As we can see, the models are pretty mediocre at understanding the issue. But I find that the HF model tends to produce more generic predictions, while the fine-tuned model produces predictions that are more specific to the code and shows a better understanding.
Still, both models predict something sensible but struggle to pin-point the problem.
Quantitative Evaluation#
For each dataset, we calculate the BLEU-4 score for the predictions of the HF model and the fine-tuned model. The BLEU score is a measure of how similar the predictions are to the target. The higher the score, the better the predictions.

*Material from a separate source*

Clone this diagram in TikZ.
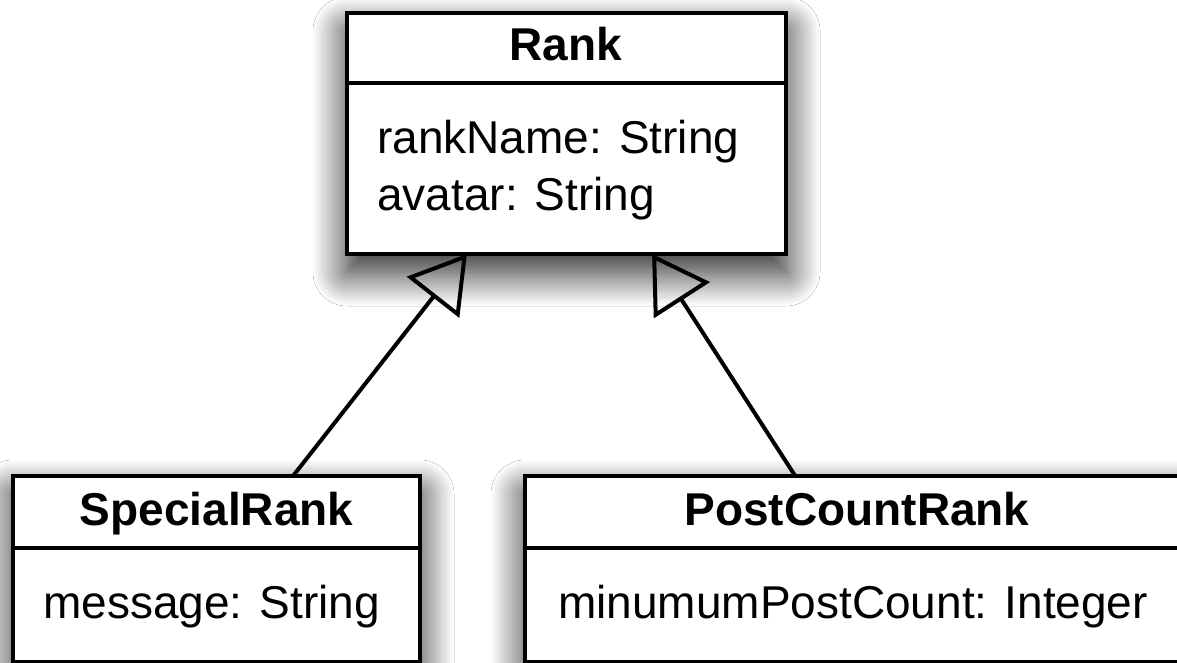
\documentclass[tikz,border=0pt]{standalone}
\usepackage{fontspec}
\setmainfont{Liberation Sans}
\usetikzlibrary{arrows.meta,shadows.blur,calc}
\tikzset{
  umlbox/.style={draw=black, line width=4.2pt, fill=white, inner sep=0pt, outer sep=0pt, anchor=north west},
  umlshadow/.style={fill=white, inner sep=0pt, outer sep=0pt, anchor=north west,
    blur shadow={shadow xshift=0pt, shadow yshift=-18pt, shadow blur radius=34pt, shadow blur steps=30, shadow opacity=90}},
  umltitle/.style={font=\fontsize{46}{55}\selectfont\bfseries, anchor=base, inner sep=0pt},
  umlattr/.style={font=\fontsize{46}{55}\selectfont, anchor=base west, inner sep=0pt},
  gen/.style={line width=4pt, -{Triangle[open, length=55pt, width=66pt]}},
}
\begin{document}
\begin{tikzpicture}[x=1pt,y=-1pt]
\useasboundingbox (0,0) rectangle (1177,663);
\fill[white] (0,0) rectangle (1177,663);
\clip (0,0) rectangle (1177,663);

% Rank
\node[umlshadow, minimum width=439pt, minimum height=241pt] (rank) at (347,13) {};
\node[umlbox, minimum width=439pt, minimum height=70pt] (rank-h) at (rank.north west) {};
\node[umlbox, minimum width=439pt, minimum height=171pt] (rank-b) at (rank-h.south west) {};
\node[umltitle] (rank-t) at (566,61) {Rank};
\node[umlattr] (rank-a1) at (377,154) {rankName: String};
\node[umlattr] (rank-a2) at (377,210) {avatar: String};

% SpecialRank
\node[umlshadow, minimum width=407pt, minimum height=186pt] (sr) at (13,476) {};
\node[umlbox, minimum width=407pt, minimum height=72pt] (sr-h) at (sr.north west) {};
\node[umlbox, minimum width=407pt, minimum height=114pt] (sr-b) at (sr-h.south west) {};
\node[umltitle] (sr-t) at (216.5,525) {SpecialRank};
\node[umlattr] (sr-a1) at (43,618) {message: String};

% PostCountRank
\node[umlshadow, minimum width=664pt, minimum height=186pt] (pcr) at (525,476) {};
\node[umlbox, minimum width=664pt, minimum height=72pt] (pcr-h) at (pcr.north west) {};
\node[umlbox, minimum width=664pt, minimum height=114pt] (pcr-b) at (pcr-h.south west) {};
\node[umltitle] (pcr-t) at (857,525) {PostCountRank};
\node[umlattr] (pcr-a1) at (558,618) {minumumPostCount: Integer};

% generalisations
\draw[gen] ($(sr.north west)!0.688!(sr.north east)$) -- ($(rank.south west)!0.273!(rank.south east)$);
\draw[gen] ($(pcr.north west)!0.407!(pcr.north east)$) -- ($(rank.south west)!0.695!(rank.south east)$);
\end{tikzpicture}
\end{document}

calc_bleu_score('../data/msg-test')
Total: 10169
Total: 10169
HF BLEU: 5.14
Fine Tuned BLEU: 5.34
(5.14, 5.34)
calc_bleu_score('../data/microsoft_vscode_1000.csv')
Total: 1000
Total: 1000
HF BLEU: 3.39
Fine Tuned BLEU: 4.02
(3.39, 4.02)
calc_bleu_score('../data/JetBrains_kotlin_1000.csv')
Total: 1000
HF BLEU: 3.39
Fine Tuned BLEU: 4.32
Total: 1000
(3.39, 4.32)
calc_bleu_score('../data/transloadit_uppy_1000.csv')
Total: 1000
HF BLEU: 4.55
Fine Tuned BLEU: 4.84
Total: 1000
(4.55, 4.84)
As we can see, the fine-tuned model performs slightly better than the HF model on all datasets.
Nevertheless, the score is still pretty low (as the authors of [LLG+22] put it: “it is a hard task”).